8. En l'espèce, M. E... ayant obtenu l'aide juridictionnelle totale, son avocat peut, par suite, se prévaloir des dispositions des articles L. 761-1 du code de justice administrative et 37 de la loi du 10 juillet 1991. Il y a donc lieu, dans les circonstances de l'espèce, et sous réserve que Me C..., avocat de M. E..., renonce à percevoir la somme correspondant à la part contributive de l'État, de mettre à la charge de l'État le versement à Me C... de la somme de 1 500 euros.
D É C I D E :
Article 1er : Le jugement du 18 juin 2020 du tribunal administratif de Nice et l'arrêté du préfet des Alpes-Maritimes du 11 septembre 2019 sont annulés.
Article 2 : Il est enjoint au préfet des Alpes-Maritimes de délivrer, dans un délai de quinze jours, un titre de séjour mention " étudiant " au bénéfice de M. E... à compter de la notification du présent arrêt.

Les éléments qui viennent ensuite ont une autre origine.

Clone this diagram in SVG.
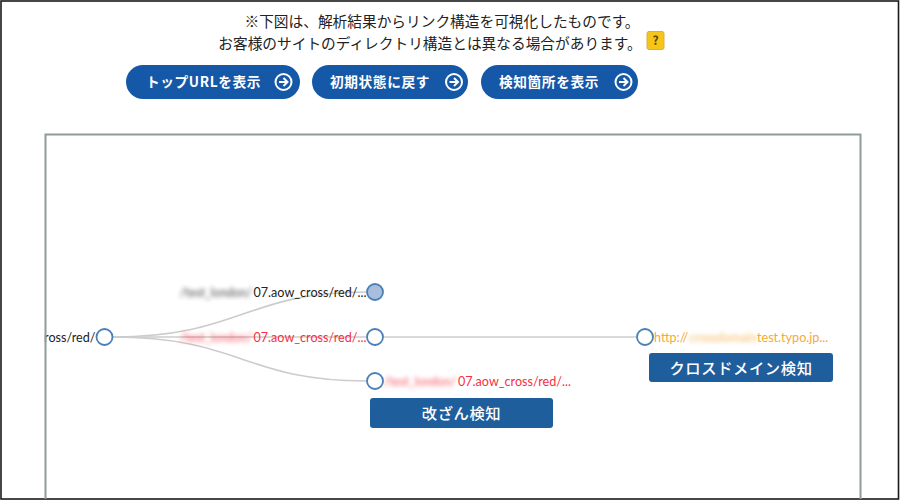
<svg xmlns="http://www.w3.org/2000/svg" width="900" height="500" viewBox="0 0 900 500">
<style>
.jp{font-family:"Noto Sans CJK JP","Noto Sans",sans-serif}
.note{font-size:14.7px;fill:#222;text-anchor:middle}
.btn{fill:#1558a8}
.btxt{font-size:13.700px;font-weight:700;fill:#fff;letter-spacing:.6px}
.ic{fill:none;stroke:#fff;stroke-width:2}
.lab{font-family:Lato,"Open Sans",sans-serif;font-size:12.600px}
.blur{filter:url(#b);font-weight:700;opacity:.6}
.link{fill:none;stroke:#ccc;stroke-width:1.600}
.node circle{fill:#fff;stroke:#4a7fb8;stroke-width:1.800}
.tag rect{fill:#1f5e9c}
.tag text{font-size:15.300px;font-weight:500;fill:#fff;text-anchor:middle;letter-spacing:.6px}
.red{fill:#f5303f}.blk{fill:#222}.org{fill:#f5a93b}
</style>
<defs><filter id="b" x="-10%" y="-50%" width="120%" height="200%"><feGaussianBlur stdDeviation="1.900"/></filter></defs>
<rect width="900" height="500" fill="#fff"/>
<rect x="1" y="1" width="897.500" height="498" fill="none" stroke="#1a1a1a" stroke-width="1.600"/>
<g id="connectors">
<path class="link" d="M113 337C240 337 245 292 366 292"/>
<path class="link" d="M113 337H366"/>
<path class="link" d="M113 337C240 337 245 381 366 381"/>
<path class="link" d="M383 337H636"/>
</g>
<g id="note" class="jp">
<text class="note" x="442" y="27">※下図は、解析結果からリンク構造を可視化したものです。</text>
<text class="note" x="430" y="49">お客様のサイトのディレクトリ構造とは異なる場合があります。</text>
<g id="help"><rect x="647" y="31.500" width="17" height="18" rx="2" fill="#f5c518" stroke="#e3a84a"/><text x="655.500" y="45" font-size="12" font-weight="700" text-anchor="middle" fill="#5a4310">?</text></g>
</g>
<g id="btn-top" class="jp"><rect class="btn" x="126" y="65" width="174" height="34" rx="17"/><text class="btxt" x="146" y="87">トップURLを表示</text><g class="ic"><circle cx="283.500" cy="82" r="8"/><path d="M279 82h8.500M283.500 78l4 4-4 4"/></g></g>
<g id="btn-init" class="jp"><rect class="btn" x="312" y="65" width="156" height="34" rx="17"/><text class="btxt" x="330" y="87">初期状態に戻す</text><g class="ic"><circle cx="454" cy="82" r="8"/><path d="M449.500 82h8.500M454 78l4 4-4 4"/></g></g>
<g id="btn-detect" class="jp"><rect class="btn" x="481" y="65" width="157" height="34" rx="17"/><text class="btxt" x="499" y="87">検知箇所を表示</text><g class="ic"><circle cx="623.500" cy="82" r="8"/><path d="M619 82h8.500M623.500 78l4 4-4 4"/></g></g>
<g id="node-root" class="node"><text class="lab blk" x="95.500" y="341.500" text-anchor="end">ross/red/</text><circle cx="104.500" cy="337" r="8"/></g>
<g id="node-a" class="node"><text class="lab blk blur" x="180" y="296.500" textLength="72" lengthAdjust="spacingAndGlyphs">/test_london/</text><text class="lab blk" x="253.500" y="296.500">07.aow_cross/red/...</text><circle cx="375" cy="292" r="8" style="fill:#a9bedd"/></g>
<g id="node-b" class="node"><text class="lab red blur" x="180" y="341.500" textLength="72" lengthAdjust="spacingAndGlyphs">/test_london/</text><text class="lab red" x="253.500" y="341.500">07.aow_cross/red/...</text><circle cx="375" cy="337" r="8"/></g>
<g id="node-c" class="node"><text class="lab red blur" x="384" y="385.500" textLength="72" lengthAdjust="spacingAndGlyphs">/test_london/</text><text class="lab red" x="458" y="385.500">07.aow_cross/red/...</text><circle cx="375" cy="381" r="8"/></g>
<g id="node-d" class="node"><text class="lab org" x="654" y="341.500">http://</text><text class="lab org blur" x="689" y="341.500" textLength="68" lengthAdjust="spacingAndGlyphs">crossdomain</text><text class="lab org" x="757" y="341.500">test.typo.jp...</text><circle cx="645" cy="337" r="8"/></g>
<g id="tag-tamper" class="tag jp"><rect x="370" y="398" width="183" height="30" rx="3"/><text x="461.500" y="418.500">改ざん検知</text></g>
<g id="tag-cross" class="tag jp"><rect x="649" y="353" width="184" height="29" rx="3"/><text x="741" y="373.500">クロスドメイン検知</text></g>
<path id="frame" d="M45.500 499V134.500H860.500V499" fill="none" stroke="#8f9c9c" stroke-width="2"/>
</svg>
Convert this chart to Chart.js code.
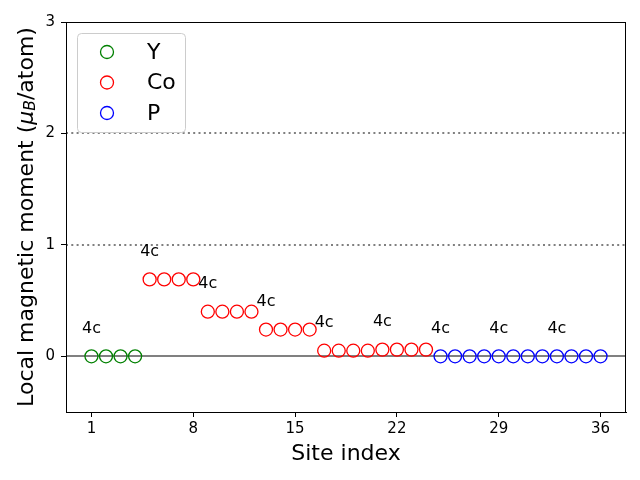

Article 3 : L'Etat versera à Me C... une somme de 1 500 euros en application des dispositions de l'article L. 761-1 du code de justice administrative et de l'article 37 de la loi du 10 juillet 1991 relative à l'aide juridique, sous réserve que Me C... renonce à percevoir la somme correspondant à la part contributive de l'Etat au titre de l'aide juridictionnelle.
Article 4 : Le présent arrêt sera notifié à M. A... E..., à Me C... et au ministre de l'intérieur.
Copie en sera adressée au préfet des Alpes-Maritimes et au procureur de la République près le tribunal judiciaire de Nice.
Délibéré après l'audience du 11 mars 2021, où siégeaient :
- M. D..., président,
- M. Portail, président assesseur,
- Mme B..., première conseillère.
Rendu public par mise à disposition au greffe le 25 mars 2021.